14 de septiembre y 2011
Algo de arco de sarpanel se dispara. Es una de esas cosas donde uno se levanta casi inconsciente. Un ropaje de señas que me aguanta el peso. Un peso incierto. Como una balanza en el pecho y los pies en el linóleo. Hasta que desde las rodillas a la jeta se me declara el cansancio.
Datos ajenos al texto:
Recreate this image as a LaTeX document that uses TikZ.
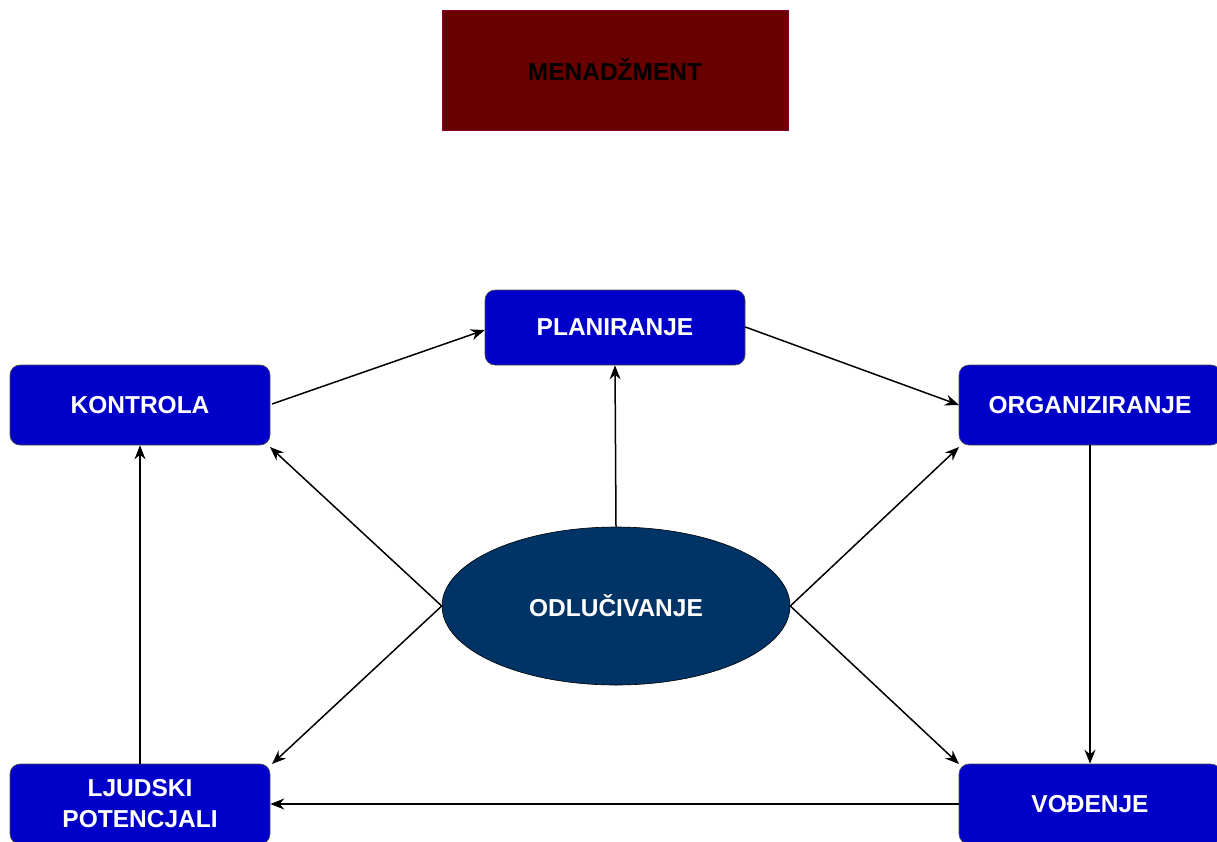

Hace varios días que el color del cundeamor me persigue. Cuando me lavo los dientes recuerdo que le vi los ojos hinchados a Isabel. Y que no le pregunté. No le pedí explicaciones a esas bolsas moradas debajo de los ojos. Me vi frente a ella acariciando los cundeamores. Amarillos. Rojos. Contrastantes. Intentando recordar si era una mañana. Si eran frescos.
Y es que ando guardando silencio. Evito hablar. Evito el orden de Isabel en el medio de mis desparpajos. Tal vez. Sería mejor que no volviera. Pero. Volver es siempre una relatividad a la que no le voy a exigir condenas. Porque por ejemplo: sentado en el linóleo yo comía mientras hojeaba un libro e Isabel (a mi lado) callaba sobre la carnosidad de los cundeamores. Ese inevitable rojo que no viene de ningún otro sitio. Y no le pregunté si eran dulces y frescos. Ni siquiera consideré que debía haberle preguntado cuándo y cómo.